Federal Rules Often Forgive Missed Deadlines While Virginia Still Traps the Unwary
“A deadline means what it says,” is a simple enough concept. But it’s not always true.
In federal practice, there are avenues for escaping the harsh effects of a missed deadline. In Virginia practice, though, deadlines are often characterized as jurisdictional. Timely filings open the door to court jurisdiction. Untimely filers find the door to the courthouse shut.
Two recent examples illustrate the dichotomy between federal and state practice.
Federal Practice
In Harrow v. Department of Defense, the Supreme Court of the United States examined whether appeals from Merit Systems Protection Board could be filed late with the US Court of Appeals for the Federal Circuit. The applicable statute provided that Mr. Harrow’s appeal “shall be filed” “within 60 days” of his loss before the Board. Yet, he didn’t file until 120 days after the Board’s ruling.
Mr. Harrow explained that his late filing was because his work email address had changed while the Board was considering his case. Because of that, he didn’t receive the Board’s emailed notice of a ruling. He asked that his late filing in the Federal Circuit be excused. That court sympathized, but ruled that the law’s the law and, no matter how much the court sympathized with Mr. Harrow’s excuse for missing the deadline, the excuse didn’t matter. The court ruled it had no jurisdiction, which is to say no lawful power, to hear the late appeal. Harrow appealed his loss in the Federal Circuit to the US Supreme Court.

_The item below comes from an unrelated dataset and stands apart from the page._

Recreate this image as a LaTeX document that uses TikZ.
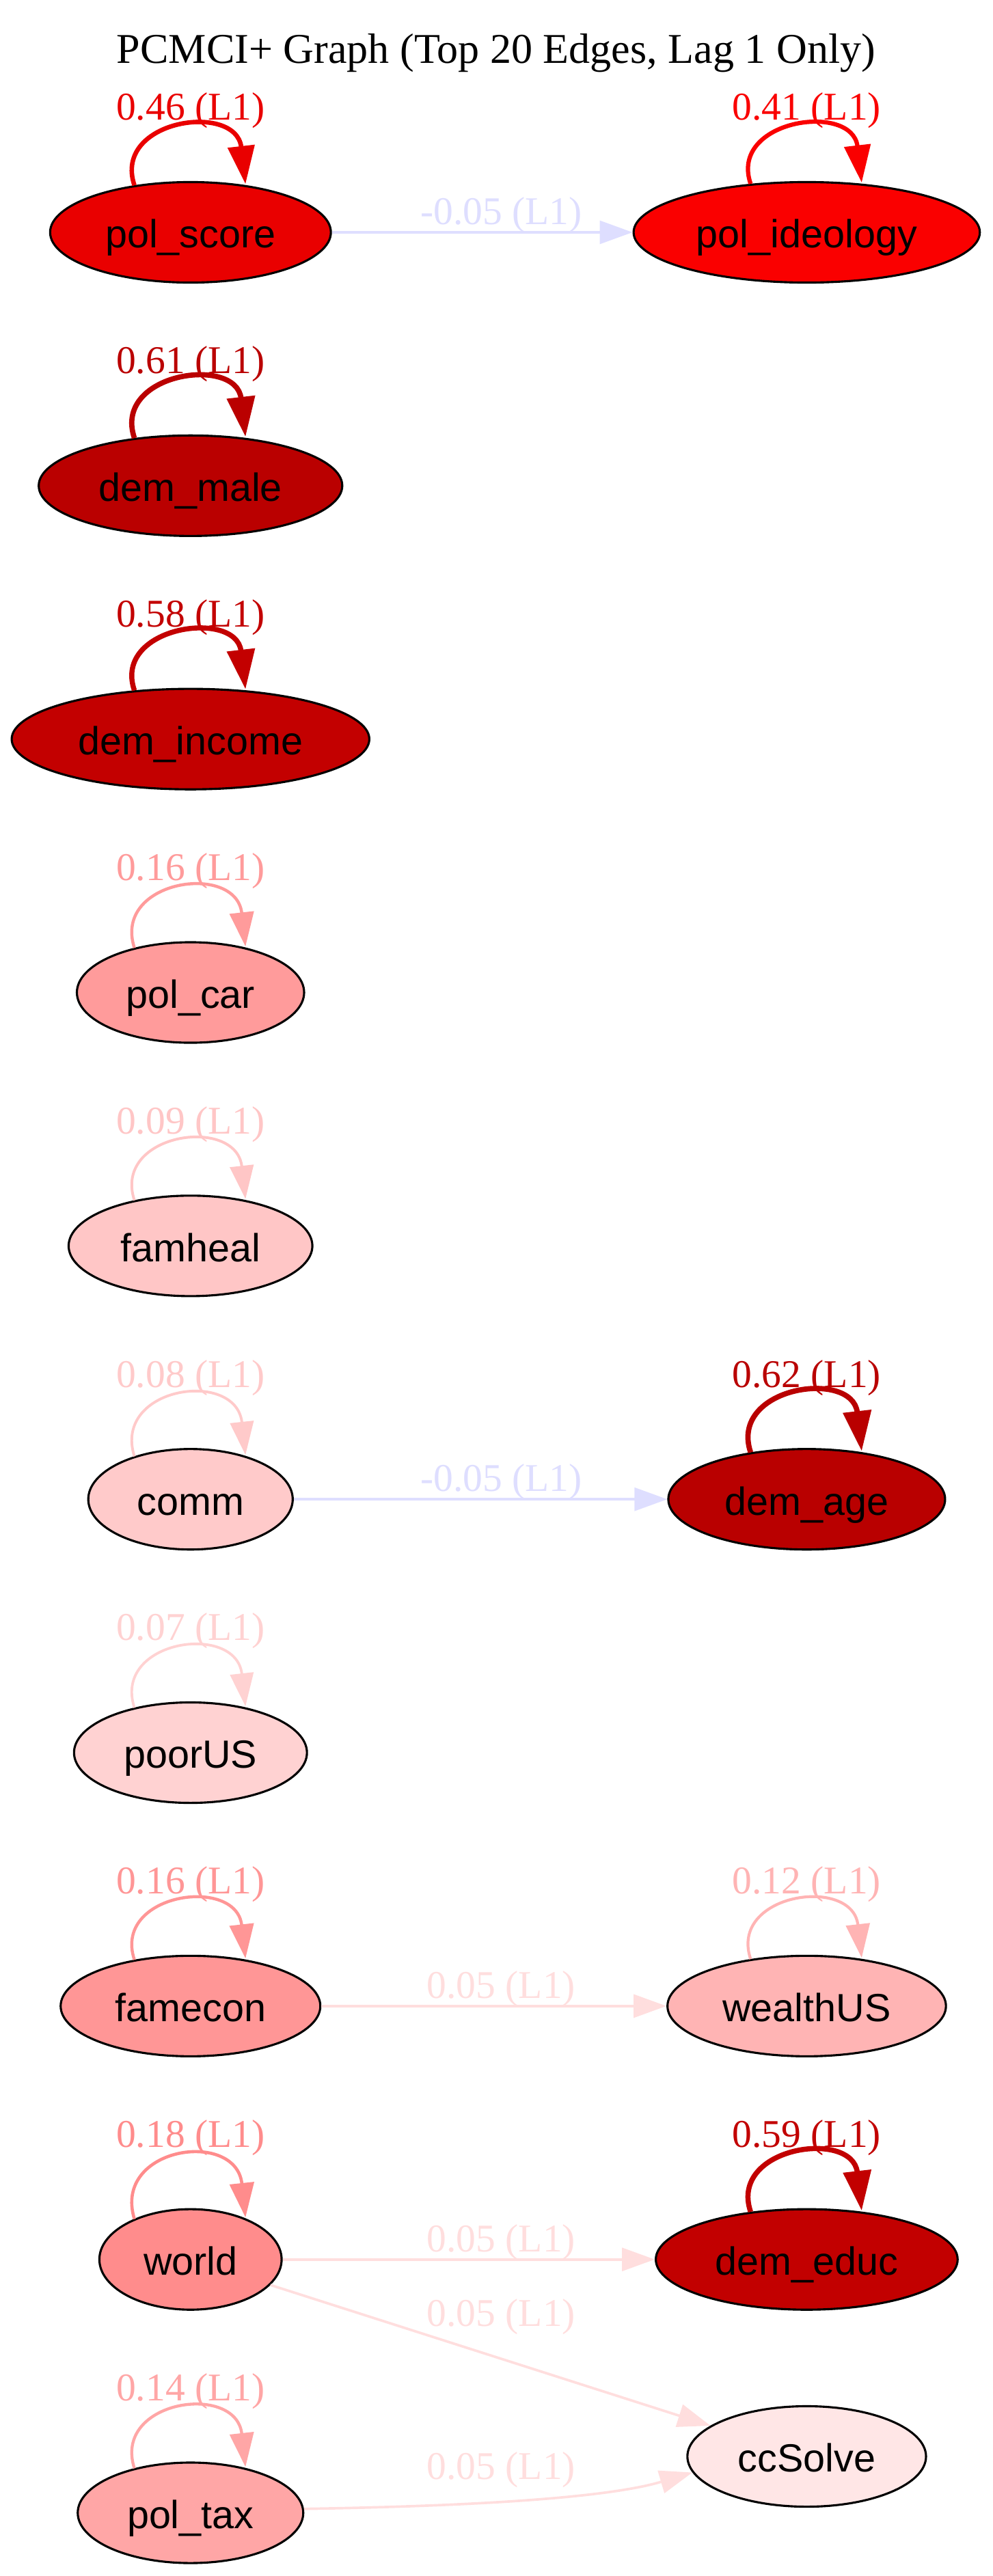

And the Supreme Court said, essentially, “Easy, now, Federal Circuit.”
Justice Kagan, writing for a unanimous Court, wrote that the deadline Harrow missed, “like most filing deadlines, is not jurisdictional.” “[P]rocedural requirements that Congress enacts to govern the litigation process are only occasionally as strict as they seem.” When Congress sets what appear to be mandatory filing deadlines, it sets those deadlines with full knowledge that there are judicial doctrines that excuse, in the interests of equity, late filings when there’s a good reason.
Only in a very limited circumstance will a litigant’s failure to follow strict deadlines deprive a federal court of jurisdiction to hear a case. If Congress imposes a deadline with the clear and express intent that the deadline is jurisdictional, only then will the federal courts be deprived of the authority to excuse the missed deadline.
The Supreme Court sent Mr. Harrow’s case back to the lower courts to decide if he had a good reason after all.
Virginia State Court Practice
Compare that forgiving, even empathetic, ruling in Harrow with the recent decisions by the Virginia Court of Appeals in Sidar v. Doe. In that case Ms. Doe had sued Mr. Sidar for what the Court described as “egregious intentional torts” “of a sexual nature.” In the trial court, she won attorney fees against Mr. Sidar because he filed a meritless motion to dismiss. Sidar appealed that ruling to the Virginia Supreme Court where he lost again.
After her victory in the Virginia Supreme Court, Ms. Doe asked the trial court to award her attorney fees she incurred defending Mr. Sidar’s meritless appeal. The trial court agreed and awarded her even more fees.
But, Mr. Sidar claimed that the second fee award was improper. He argued that under Virginia’s Rule 1:1A, Ms. Doe had only 30 days after her win in the Supreme Court to request more attorney’s fees. Ms. Doe didn’t file her request for fees until 62 days after her Supreme Court win. So, Mr. Sidar argued, the deadline was missed and the trial court had no jurisdiction to award any more attorney fees.
Ms. Doe explained, though, that she had an excellent reason for not filing her second request for attorney fees on time. She tried to file the request on the 28th day after her Supreme Court win. But the trial court clerk, mistakenly, refused to accept her petition. Relying on the clerk’s instruction, Ms. Doe waited to file the petition.
You might think that Ms. Doe, obviously wronged by Mr. Sidar and obviously trying to comply with official instructions on how to file her petition by the required deadline, would get a short extension.
You’d be wrong.
The Virginia Court of Appeals concluded that the 30-day deadline in Rule 1:1A wasn’t just a procedural instruction. Rather, the deadline defined the jurisdiction of the trial court to hear the case at all.
And what about the court clerk’s refusal to accept Ms. Doe’s timely filing? The Court of Appeals concluded: “This Court recognizes that the circuit court clerk’s error in not allowing Doe to file her application for fees ... created a substantial hardship for Doe. The unfortunate circumstances, however, do not entitle her to relief in this court. …. ‘Our province is not to make law, but to administer it, and we must, therefore, decide this case according to the settled law as it is written, and not permit a hard case to make bad law.’”
In short, Ms. Doe is out of luck.
Virginia’s unforgiving rules concerning compliance with filing deadlines stand in sharp contrast with the flexible process the federal courts apply. Reasonable minds may differ on which approach is more consistent with the fair administration of justice. But practitioners are undeniably on notice: fluency with the operation of deadlines is the price of admission to our work and for our clients’ access to justice.